2019 Ski-Doo 900 ACE Turbo
Air from the compressor is routed through an air-to-air intercooler before it enters the air-box. Because of the increased horsepower level, larger fuel injectors are used to supply the increased level of fuel. Compression ratio was lowered from 11:1 on the standard 900, to 9.1:1 on the turbo engine. This is usual on turbo applications not only because of the extra turbo pressure, but also because the increased combustion chamber volume makes room for more charge mass. This required a redesigned piston with a dished top crown, which not only increases the volume but also provides a deeper and more efficient combustion chamber. This design is very close to those considered optimum in the World War II Rolls Royce supercharged Merlin and Griffin fighter plane engines.

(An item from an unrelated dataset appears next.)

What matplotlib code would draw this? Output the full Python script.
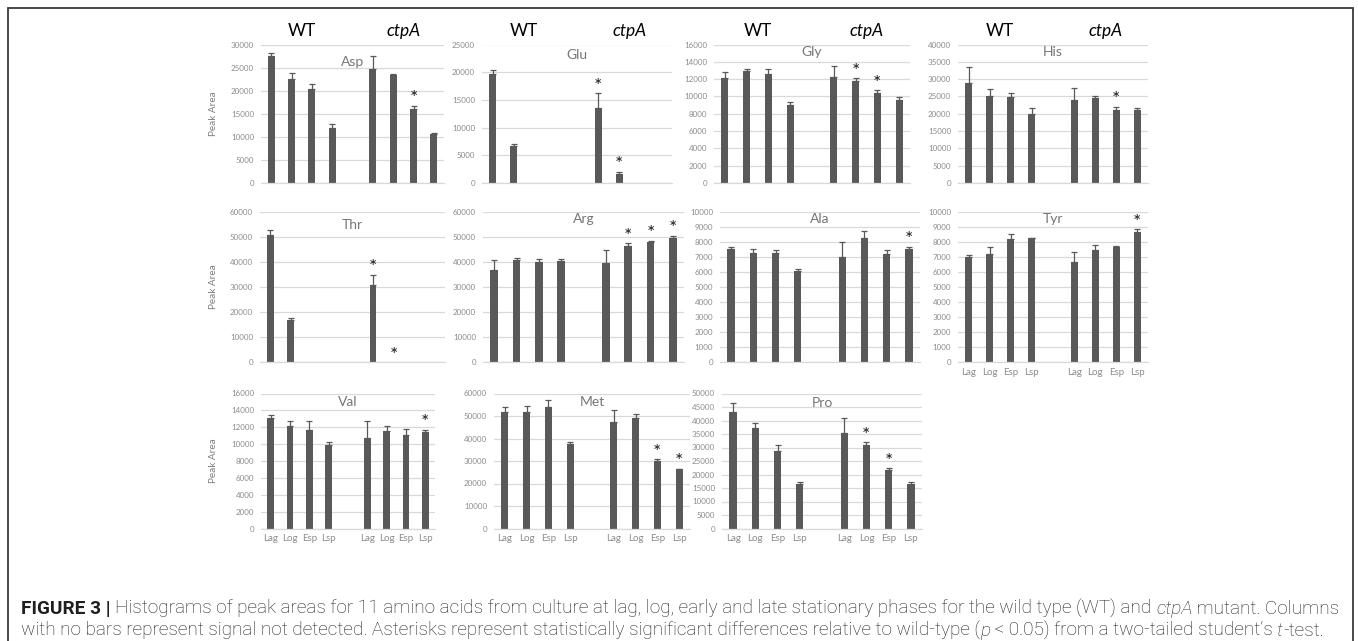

The pistons are also strengthened and cooled on the underside by oil from strategically placed nozzles. This is basically technology now found in uber-expensive Formula One race-car engines. Not only is the piston stronger, but the connecting rods are also reinforced as well as the crankshaft with a wider rod-bearing journal. To back all the extra power up with reliability, the head is revised for extra cooling and a larger water pump provides more cooling fluid. The oil circuit is now fed by both a larger oil scavenging pump and a larger higher pressure oil supply pump.
2019 Ski-Doo 900 ACE Turbo
■ All-important weight game
Ski-Doo claims that the turbo sled only weighs 12 lbs. more than the standard 900 ACE, but adds 60 horsepower. In addition, the engine weighs the same as the old naturally aspirated 1200 triple 4-stroke. While the 1200 is maxed out at 130 HP, this easily has a 200 HP potential with higher boosts.

With all the strengthening of pistons, rods and cranks, increased cooling and oil flow, this turbo engine is most likely maneuvering to take on the 200 HP Yamaha. The engine is also used in the Can-Am Maverick side-by-side UTV, and the European models claim 172 HP. With a longer stroke than the 1200 triple, the 900 ACE is only slightly over-square. This is unusual, but may mean Ski-Doo could easily increase the bore by three millimeters and make it a 1000 ACE engine.

When the after-market hot-rodders gets their hands on this, they are going to go nuts! We would expect to see 300 HP asphalt sleds as early as this fall at the AmSnow Super Sled Shootout in Martin Michigan cranking turbo pressure up to mid-30 PSI. This is all exciting stuff right in the spirit of the innovative snowmobile technology Ski-Doo prides itself on as a market leader!